Forse sarebbe opportuno favorire una diversa comprensione del mondo della musica contemporaneo, anche dal punto di vista professionale. La produzione musicale oggi, a tutti i livelli, non è più caratterizzata da una netta distinzione tra «professionisti» e «amatori». Questi ultimi sono cresciuti in maniera smisurata, tanto sul piano quantitativo quanto su quello qualitativo. Inoltre vi è molta fluidità e sovrapposizione tra queste due figure. Se si escludono i grandi eventi, il 90% delle persone che in questo momento si stanno esibendo su un palcoscenico non sono musicisti di professione. Alcuni lo sono stati in passato per un breve periodo. Altri magari lo diventeranno in futuro. Ma, in questo momento, non è la loro attività lavorativa principale.
Definirli «amatori» o peggio ancora «doppiolavoristi» riflette una visione obsoleta, anacronistica del settore musicale.

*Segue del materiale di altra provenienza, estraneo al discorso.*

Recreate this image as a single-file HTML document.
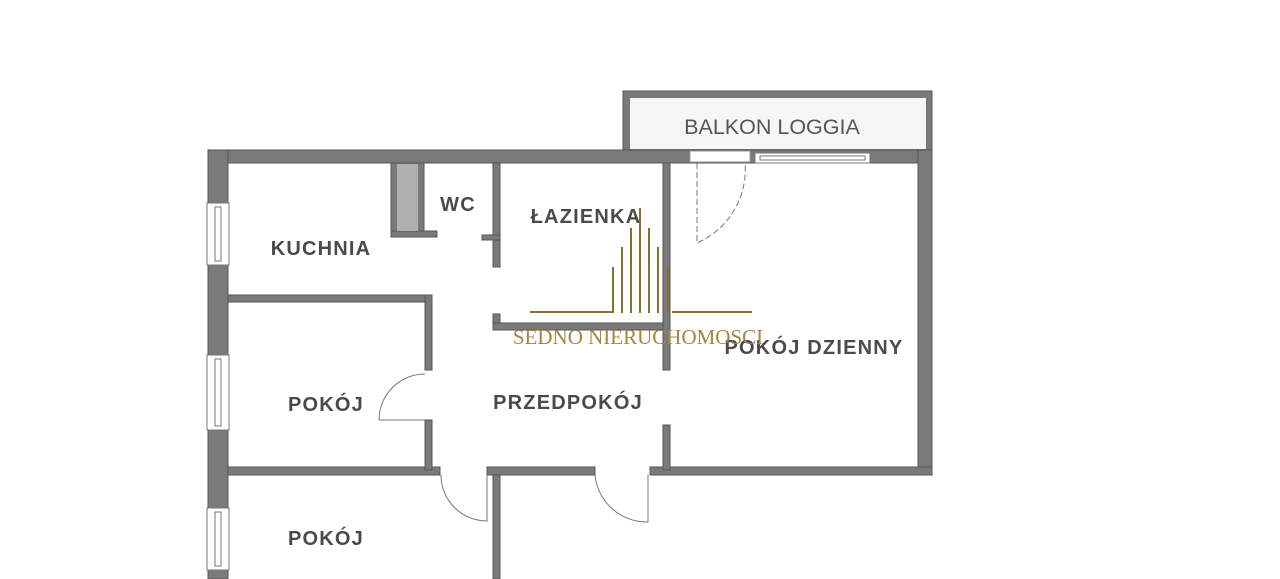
<!DOCTYPE html>
<html><head><style>
html,body{margin:0;padding:0;background:#fff;}
svg{display:block;}
text{font-family:"Liberation Sans",sans-serif;font-weight:bold;fill:#4a4a4a;}
.l{font-size:20px;letter-spacing:1.2px;}
</style></head><body>
<svg width="1280" height="579" viewBox="0 0 1280 579" xmlns="http://www.w3.org/2000/svg">
<rect width="1280" height="579" fill="#fff"/>
<g fill="#7a7a7a" stroke="#555" stroke-width="1">
<rect x="623" y="91" width="309" height="59"/>
</g>
<rect x="630" y="98" width="296" height="51" fill="#f6f6f6"/>
<g fill="#7a7a7a" stroke="#555" stroke-width="1">
<rect x="208" y="150" width="724" height="13"/>
<rect x="208" y="150" width="20" height="429"/>
<rect x="918" y="150" width="14" height="325"/>
<rect x="650" y="467" width="282" height="8"/>
<rect x="487" y="467" width="108" height="8"/>
<rect x="228" y="467" width="212" height="8"/>
<rect x="228" y="295" width="204" height="7"/>
<rect x="425" y="295" width="7" height="75"/>
<rect x="425" y="420" width="7" height="50"/>
<rect x="391" y="163" width="33" height="74"/>
<rect x="391" y="231" width="46" height="6"/>
<rect x="493" y="163" width="7" height="104"/>
<rect x="482" y="235" width="18" height="5"/>
<rect x="493" y="314" width="7" height="16"/>
<rect x="493" y="323" width="172" height="7"/>
<rect x="663" y="163" width="7" height="207"/>
<rect x="663" y="425" width="7" height="45"/>
<rect x="493" y="475" width="7" height="104"/>
</g>
<rect x="397" y="164" width="21" height="67" fill="#b0b0b0"/>
<rect x="690" y="151" width="60" height="11" fill="#fff" stroke="#999"/>
<rect x="755" y="153" width="115" height="10" fill="#fff" stroke="#777"/>
<rect x="760" y="156" width="105" height="4" fill="#fff" stroke="#777"/>
<g fill="#fff" stroke="#777">
<rect x="207" y="203" width="22" height="62"/><rect x="215" y="207" width="6" height="54"/>
<rect x="207" y="355" width="22" height="75"/><rect x="215" y="359" width="6" height="67"/>
<rect x="207" y="508" width="22" height="62"/><rect x="215" y="512" width="6" height="54"/>
</g>
<g fill="none" stroke="#777" stroke-width="1">
<path d="M697 163 V243 A80 80 0 0 0 745 163" stroke-dasharray="6 3"/>
<path d="M425 420 H379 A46 46 0 0 1 425 374"/>
<path d="M441 475 A46 46 0 0 0 487 521 V475"/>
<path d="M595 475 A52 52 0 0 0 648 522 V475"/>
</g>
<text x="772" y="134" font-size="21.5" text-anchor="middle" style="font-weight:normal;fill:#555">BALKON LOGGIA</text>
<text x="321" y="255" class="l" text-anchor="middle">KUCHNIA</text>
<text x="458" y="211" class="l" text-anchor="middle">WC</text>
<text x="586" y="223" class="l" text-anchor="middle">ŁAZIENKA</text>
<text x="326" y="411" class="l" text-anchor="middle">POKÓJ</text>
<text x="568" y="409" class="l" text-anchor="middle">PRZEDPOKÓJ</text>
<text x="814" y="354" class="l" text-anchor="middle">POKÓJ DZIENNY</text>
<text x="326" y="545" class="l" text-anchor="middle">POKÓJ</text>
<g stroke="#8a7030" stroke-width="2">
<line x1="530" y1="312" x2="612" y2="312"/>
<line x1="672" y1="312" x2="752" y2="312"/>
<line x1="613" y1="267" x2="613" y2="313"/>
<line x1="622" y1="247" x2="622" y2="313"/>
<line x1="631" y1="228" x2="631" y2="313"/>
<line x1="640" y1="208" x2="640" y2="313"/>
<line x1="649" y1="228" x2="649" y2="313"/>
<line x1="658" y1="247" x2="658" y2="313"/>
<line x1="668" y1="267" x2="668" y2="313"/>
</g>
<text x="638" y="344" font-size="21" text-anchor="middle" style="font-family:'Liberation Serif',serif;font-weight:normal;fill:#a08840">SEDNO NIERUCHOMOSCI</text>
</svg>
</body></html>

Al contrario, nella maggior parte dei casi muoversi lungo un doppio binario — vale a dire coltivare parallelamente una seconda traiettoria formativa e professionale qualificata, non un lavoretto temporaneo “d’appoggio” — è la scelta migliore per poter continuare a perseguire una carriera musicale. Non tanto per avere un “paracadute”, ma per continuare a fare della musica una parte importante della propria esistenza. Se poi arriva il successo, tanto meglio. Nel frattempo però, se vuoi fare il musicista, trovati un lavoro.